Katanya, ceritanya begini. Si Anelon yang lucu itu jika melewati jembatan itu, entah mau ke kantin atau mengambil air. Yang jelas, Anelon paling rajin melewati jalanan itu. Dan ketika banyak teman-teman akan melewati jembatan itu, dengan gagahnya dan bak gaya diplomat, Anelon berusaha berdiri tanpa memegang apa pun sambil bercerita. Apa saja yang bisa menjadi bahan ceritanya, membuat kita menjadi tertawa. Akhirnya, kisah terbitnya nama jembatan itu meluas dan menjadi viral di sekolah.

Kembali ke cerita Anelon pada malam itu, bahwa pada suatu malam, ia dan beberapa orang siswa laki-laki akan masuk toilet. Pas masuk di toilet, tak satu pun bak yang terisi air. Mungkin mereka yakin air akan mengalir lancar, sehingga tidak seperti biasanya mereka meninggalkan ember-ember mereka dalam keadaan kosong.

Bagaikan sebuah buah simalakama menghampiri mereka. Antara kebelet dan tidak adanya stok air. Akhirnya, mereka mengambil ember masing-masing dan pergi menuruni sungai kecil di tengah malam buta. Karena keasyikan menimba air, mereka melupakan keadaan diri masing-masing yang menyebabkan mereka harus turun ke sungai, mereka mendengar bunyi sesuatu yang ada di belakang gedung. Aris dan tiga orang teman yang lain saling berpandangan melihat Mali. Mengapa Mali? Karena ia yang dikenal penakut malah turut serta pada malam itu. Ingin melarang, kasihan, sudah terlanjur ikut.

"Laki-laki tidak boleh cengeng!" Aris menarik pelan Mali dan menggenggam tangannya agar mengikut saja. Keempatnya berjongkok memasang pendengaran baik-baik.

"Sst." Aris memberi komando agar jangan ada yang bersuara. 

Mereka terus berjalan menunduk mengikuti arah suara aneh itu karena benar-benar penasaran, sekali pun sebenarnya mereka takut juga. Kali ini mereka berjalan pelan dan berjingkrak-jingkrak. Kadang mereka menginjak ranting kering yang jika patah menimbulkan suara. Kalau terjadi begitu, mereka berhenti beberapa saat. Jika merasa aman-aman saja, mereka lanjut. Mereka kaget ketika menyadari mereka hanya bertiga tanpa Mali.

"Mali di mana?" Firman yang berjalan paling depan tampak heran.

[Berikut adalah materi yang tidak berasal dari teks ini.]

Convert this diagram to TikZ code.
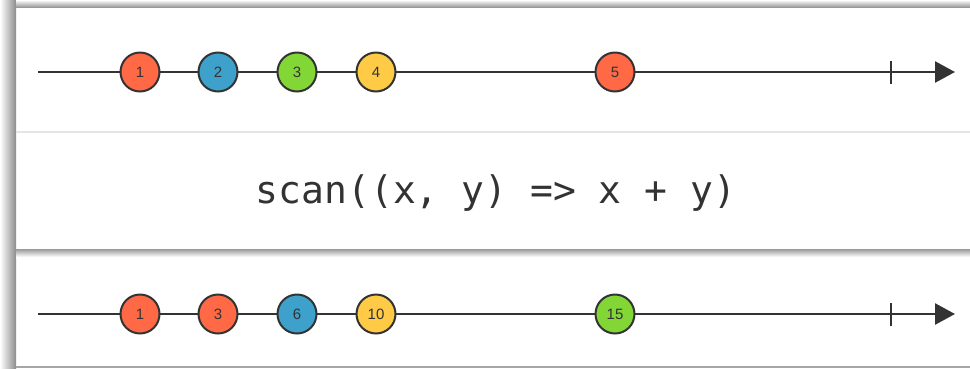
\documentclass[tikz,border=0pt]{standalone}
\usepackage{fontspec}
\setmainfont{Liberation Sans}
\setmonofont{DejaVu Sans Mono}
\usetikzlibrary{arrows.meta}
\definecolor{ink}{HTML}{333333}
\definecolor{mred}{HTML}{FF6946}
\definecolor{mblue}{HTML}{3EA1CB}
\definecolor{mgreen}{HTML}{82D736}
\definecolor{myellow}{HTML}{FFCB46}
\tikzset{
  marble/.style={circle, draw=ink, line width=2pt, minimum size=39pt, inner sep=0pt,
    font=\fontsize{15}{15}\selectfont, text=ink},
  timeline/.style={draw=ink, line width=2.6pt, -{Triangle[length=20pt,width=21pt]}},
  tickmark/.style={draw=ink, line width=1.3pt},
}
\begin{document}
\begin{tikzpicture}[x=1pt,y=-1pt]
\useasboundingbox (0,0) rectangle (970,368);
\fill[white] (0,0) rectangle (970,368);
% frame shadows
\shade[left color=white, right color=black!45] (0,0) rectangle (16,368);
\shade[top color=white, bottom color=black!40] (16,0) rectangle (970,7);
\fill[black!35] (16,366) rectangle (970,368);
% separators
\draw[black!10, line width=1.5pt] (16,132) -- (970,132);
\shade[top color=black!40, bottom color=white] (16,249) rectangle (970,257);
% top timeline
\coordinate (s1) at (38,72);
\coordinate (e1) at (955,72);
\draw[timeline] (s1) -- (e1);
\coordinate (t1a) at (891,61);
\coordinate (t1b) at (891,84);
\draw[tickmark] (t1a) -- (t1b);
\node[marble, fill=mred]    (a1) at (140,72) {1};
\node[marble, fill=mblue]   (a2) at (218,72) {2};
\node[marble, fill=mgreen]  (a3) at (297,72) {3};
\node[marble, fill=myellow] (a4) at (376,72) {4};
\node[marble, fill=mred]    (a5) at (615,72) {5};
% operator
\node[font=\ttfamily\fontsize{38}{38}\selectfont, text=ink] (op) at (496,193) {scan((x, y) => x + y)};
% bottom timeline
\coordinate (s2) at (38,314);
\coordinate (e2) at (955,314);
\draw[timeline] (s2) -- (e2);
\coordinate (t2a) at (891,303);
\coordinate (t2b) at (891,326);
\draw[tickmark] (t2a) -- (t2b);
\node[marble, fill=mred]    (b1) at (140,314) {1};
\node[marble, fill=mred]    (b2) at (218,314) {3};
\node[marble, fill=mblue]   (b3) at (297,314) {6};
\node[marble, fill=myellow] (b4) at (376,314) {10};
\node[marble, fill=mgreen]  (b5) at (615,314) {15};
\end{tikzpicture}
\end{document}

Yang lain mengangkat bahu. Tadi Mali berjalan paling di belakang setelah terlepas dari genggaman Aris.

Kini mereka harus kembali di dekat sungai untuk mencari Mali. Tetapi mereka berjalan mundur pelan namun tetap waspada. 

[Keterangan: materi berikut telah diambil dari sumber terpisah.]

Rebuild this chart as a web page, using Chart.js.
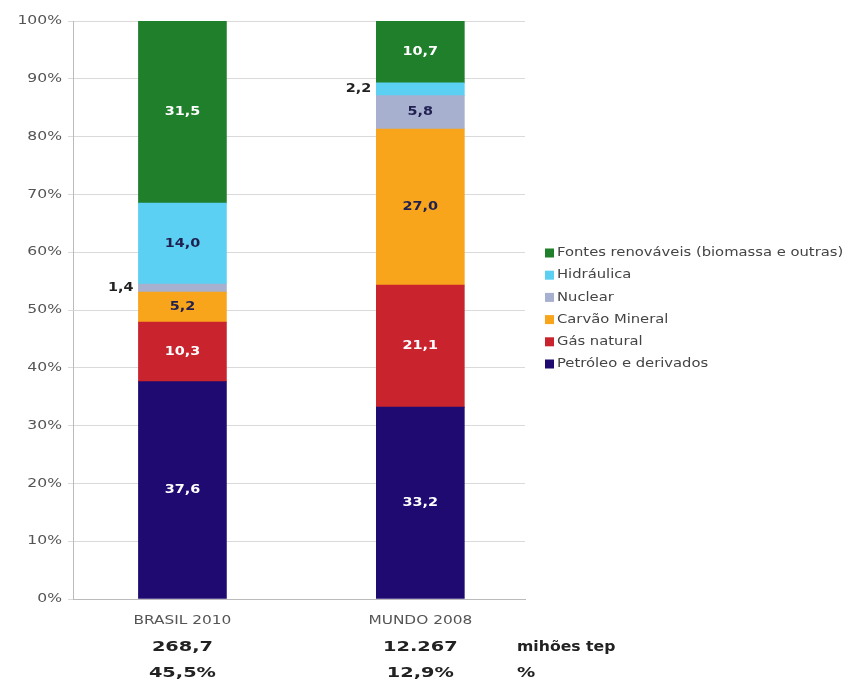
<!DOCTYPE html>
<html>
<head>
<meta charset="utf-8">
<script src="https://cdn.jsdelivr.net/npm/chart.js@4/dist/chart.umd.min.js"></script>
<style>
  html, body { margin: 0; padding: 0; background: #fff; }
  #wrap { width: 851px; height: 682px; }
</style>
</head>
<body>
<div id="wrap"><canvas id="chart" width="851" height="682"></canvas></div>
<script>
// categories and stacked shares (%)
var categories = ['BRASIL 2010', 'MUNDO 2008'];
var petroleo = [37.6, 33.2];
var gas = [10.3, 21.1];
var carvao = [5.2, 27.0];
var nuclear = [1.4, 5.8];
var hidraulica = [14.0, 2.2];
var renovaveis = [31.5, 10.7];
var yTicks = [0, 10, 20, 30, 40, 50, 60, 70, 80, 90, 100];
var totals = ['268,7', '12.267'];
var shares = ['45,5%', '12,9%'];
var totalsUnit = 'mihões tep';
var sharesUnit = '%';

var FONT = '"DejaVu Sans", Verdana, sans-serif';

function ds(label, data, color, textColor) {
    return {
        label: label,
        data: data.map(function(v, i) { return { x: i, y: v }; }),
        values: data,
        backgroundColor: color,
        borderWidth: 0,
        textColor: textColor
    };
}

// text a bit wider than DejaVu, like the Verdana of the original
function wideText(ctx, str, x, y, align, sx) {
    var w = ctx.measureText(str).width * sx;
    var left = x;
    if (align === 'center') left = x - w / 2;
    if (align === 'right') left = x - w;
    ctx.save();
    ctx.translate(left, y);
    ctx.scale(sx, 1);
    ctx.textAlign = 'left';
    ctx.fillText(str, 0, 0);
    ctx.restore();
}

// value labels inside the bars (small pieces go to the left of the bar)
var valueLabels = {
    id: 'valueLabels',
    afterDatasetsDraw: function(chart) {
        var ctx = chart.ctx;
        ctx.save();
        ctx.font = 'bold 12px ' + FONT;
        ctx.textBaseline = 'middle';
        chart.data.datasets.forEach(function(d, i) {
            var meta = chart.getDatasetMeta(i);
            meta.data.forEach(function(bar, j) {
                var v = d.values[j];
                var txt = v.toFixed(1).replace('.', ',');
                var y = (bar.y + bar.base) / 2;
                if (v < 3) {
                    ctx.fillStyle = '#222';
                    wideText(ctx, txt, bar.x - bar.width / 2 - 5, y, 'right', 1.2);
                } else {
                    ctx.fillStyle = d.textColor;
                    wideText(ctx, txt, bar.x, y, 'center', 1.2);
                }
            });
        });
        ctx.restore();
    }
};

// axis labels, legend and the two rows under the categories
var extraText = {
    id: 'extraText',
    afterDraw: function(chart) {
        var ctx = chart.ctx;
        var xs = chart.scales.x;
        var ys = chart.scales.y;
        var area = chart.chartArea;
        ctx.save();
        ctx.textBaseline = 'middle';

        ctx.font = '12px ' + FONT;
        ctx.fillStyle = '#555';
        yTicks.forEach(function(t) {
            wideText(ctx, t + '%', area.left - 11, ys.getPixelForValue(t), 'right', 1.3);
        });
        categories.forEach(function(c, i) {
            wideText(ctx, c, xs.getPixelForValue(i), area.bottom + 22, 'center', 1.28);
        });

        // legend, top item = last dataset
        var items = chart.data.datasets.slice().reverse();
        var lx = area.right + 20;
        items.forEach(function(d, i) {
            var yy = 253 + i * 22.2;
            ctx.fillStyle = d.backgroundColor;
            ctx.fillRect(lx, yy - 4.5, 9, 9);
            ctx.fillStyle = '#444';
            wideText(ctx, d.label, lx + 12, yy, 'left', 1.23);
        });

        ctx.font = 'bold 14px ' + FONT;
        ctx.fillStyle = '#222';
        categories.forEach(function(c, i) {
            var x = xs.getPixelForValue(i);
            wideText(ctx, totals[i], x, area.bottom + 48, 'center', 1.38);
            wideText(ctx, shares[i], x, area.bottom + 74, 'center', 1.38);
        });
        wideText(ctx, totalsUnit, area.right - 8, area.bottom + 48, 'left', 1.12);
        wideText(ctx, sharesUnit, area.right - 8, area.bottom + 74, 'left', 1.3);
        ctx.restore();
    }
};

var config = {
    type: 'bar',
    data: {
        datasets: [
            ds('Petróleo e derivados', petroleo, '#1f0a72', '#fff'),
            ds('Gás natural', gas, '#c9242e', '#fff'),
            ds('Carvão Mineral', carvao, '#f9a51b', '#1f1f50'),
            ds('Nuclear', nuclear, '#a7b0cf', '#1f1f50'),
            ds('Hidráulica', hidraulica, '#5bd0f2', '#1f1f50'),
            ds('Fontes renováveis (biomassa e outras)', renovaveis, '#1f7f2b', '#fff')
        ]
    },
    options: {
        responsive: false,
        animation: false,
        layout: { padding: { top: 21, bottom: 75, left: 68, right: 326 } },
        datasets: { bar: { barThickness: 88 } },
        plugins: {
            tooltip: { enabled: false },
            legend: { display: false }
        },
        scales: {
            x: {
                type: 'linear',
                stacked: true,
                offset: false,
                min: -0.46,
                max: 1.44,
                grid: { display: false },
                border: { color: '#bbb' },
                ticks: { display: false }
            },
            y: {
                stacked: true,
                min: 0,
                max: 100,
                ticks: { stepSize: 10, display: false },
                grid: { color: '#dadada', tickLength: 5 },
                border: { color: '#bbb' }
            }
        }
    },
    plugins: [valueLabels, extraText]
};

new Chart(document.getElementById('chart'), config);
</script>
</body>
</html>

"Mali membuat kita cemas saja," kata Aris.

"Tapi terakhir kan bukannya di belakang kamu, Ris?" Suara Firman begitu hati-hati.

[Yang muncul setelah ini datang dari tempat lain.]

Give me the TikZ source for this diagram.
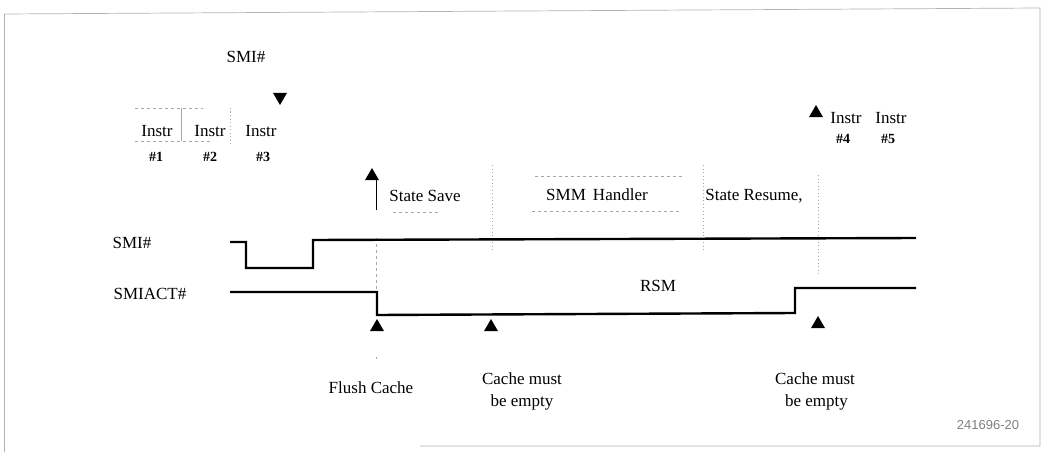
\documentclass[tikz,border=0pt]{standalone}
\usepackage{fontspec}
\setmainfont{Liberation Serif}
\newfontfamily\labsans{Liberation Sans}
\usetikzlibrary{shapes.geometric}
\begin{document}
\begin{tikzpicture}[x=1pt,y=-1pt,
  txt/.style={font=\fontsize{17}{22}\selectfont, inner sep=0pt, anchor=center},
  num/.style={font=\bfseries\fontsize{14}{16}\selectfont, inner sep=0pt},
  sig/.style={line width=2.4pt, line join=miter},
  faint/.style={gray!70, line width=0.6pt, dash pattern=on 3pt off 3pt},
  faintd/.style={gray!70, line width=0.6pt, dash pattern=on 1pt off 2.5pt},
  frame/.style={gray!60, line width=0.7pt},
  uptri/.style={regular polygon, regular polygon sides=3, fill=black, draw=none, minimum size=16pt, inner sep=0pt},
  dntri/.style={uptri, shape border rotate=180}]
\useasboundingbox (0,0) rectangle (1045,452);
% frame
\draw[frame] (4,14) -- (1040,8) -- (1040,446) -- (420,446);
\draw[frame] (4,14) -- (4,452);
% top SMI# and instructions
\node[txt] (smitop) at (246,57) {SMI\#};
\node[dntri] (dn) at (280,97) {};
\node[txt] (i1) at (157,131) {Instr};
\node[txt] (i2) at (210,131) {Instr};
\node[txt] (i3) at (261,131) {Instr};
\node[num] (n1) at (156,157) {\#1};
\node[num] (n2) at (210,157) {\#2};
\node[num] (n3) at (263,157) {\#3};
\draw[faint] (135,108) -- (203,108);
\draw[faint] (135,141) -- (213,141);
\draw[gray!70, line width=0.6pt] (181,108) -- (181,141);
\draw[faintd] (230,108) -- (230,146);
% phase labels
\node[txt] (ss) at (425,196) {State Save};
\node[txt] (smm) at (597,195) {SMM\, Handler};
\node[txt] (sr) at (754,196) {State Resume,};
\draw[faint] (393,212) -- (440,212);
\draw[faint] (532,211) -- (680,211);
\draw[faint] (535,176) -- (685,176);
\draw[faintd] (492,165) -- (492,252);
\draw[faintd] (703,165) -- (703,252);
\draw[faintd] (818,175) -- (818,275);
% top-right instructions
\node[uptri] (ua2) at (816,113) {};
\node[txt] (i4) at (846,118) {Instr};
\node[txt] (i5) at (891,118) {Instr};
\node[num] (n4) at (843,139) {\#4};
\node[num] (n5) at (888,139) {\#5};
% flush arrow with stem
\node[uptri] (ua1) at (372,176) {};
\coordinate (stemtop) at (376,180);
\coordinate (stembot) at (376,210);
\coordinate (dashtop) at (376,238);
\coordinate (dashbot) at (376,292);
\draw[line width=0.9pt] (stemtop) -- (stembot);
\draw[faint] (dashtop) -- (dashbot);
% signal labels
\node[txt] (lsmi) at (132,243) {SMI\#};
\node[txt] (lact) at (150,294) {SMIACT\#};
% waveforms
\draw[sig] (230,242) -- (246,242) -- (246,268) -- (313,268) -- (313,240) -- (916,238);
\draw[sig] (230,292) -- (377,292) -- (377,315) -- (795,313) -- (795,288) -- (916,288);
\node[txt] (rsm) at (658,286) {RSM};
% bottom arrows
\node[uptri] (b1) at (377,327) {};
\node[uptri] (b2) at (491,327) {};
\node[uptri] (b3) at (818,324) {};
\draw[gray!70, line width=0.6pt] (376,357) -- (376,359);
% bottom texts
\node[txt] (fc) at (371,388) {Flush Cache};
\node[txt, align=center] (cm1) at (522,391) {Cache must\\be empty};
\node[txt, align=center] (cm2) at (815,391) {Cache must\\\,be empty};
\node[font=\labsans\fontsize{13}{15}\selectfont, text=gray, inner sep=0pt] (id) at (988,425) {241696-20};
\end{tikzpicture}
\end{document}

"Iya, tetapi aku sendiri tidak merasa dipegang setelah naik dari sungai," kata Aris.

Mereka gelisah. Kemana harus menemukan Mali? Ingin berteriak tidak mungkin juga. Ini sudah tengah malam.

Firman, Aris dan Anelon terus berjalan mundur menuju sungai. Aris yang berjalan paling belakang merasa menyentuh sesuatu. 

"Sst, berhenti dulu." Aris meraba sesuatu itu yang ternyata Mali.

Di dekat kayu besar dekat sungai, ternyata Mali duduk ketakutan di situ. Kedua kepalan tangannya ia tempelkan di wajahnya.

"Mali? kamu kenapa duduk di situ?" Aris mendekati Mali yang masih ketakutan. Aris nyaris menyenggol Mali tadi.

Anelon malah tertawa kecil, diikuti Aris dan Firman melihat Mali seperti itu.

"Kita pulang saja. Lagi pula, aku tadi melihat seseorang di sana," kata Mali terbata-bata.

"Apa? Ada yang kamu lihat, Mali?"

Dalam situasi yang temaram, mereka saling berpandangan. Mali menunjuk ke sana, ke arah rumah yang di gunung.

"Rumah itu jarang ditinggali penghuninya, Mali, kamu mimpi!"

"Tapi aku melihat bayangan seseorang di rumah itu," kata Mali.

"Mana mungkin! Rumah itu kosong," kata Anelon.

"Benar, Nel!"

"Sudah, ikut kami saja. Ada atau tidak ada bukan urusan kita," kata Aris.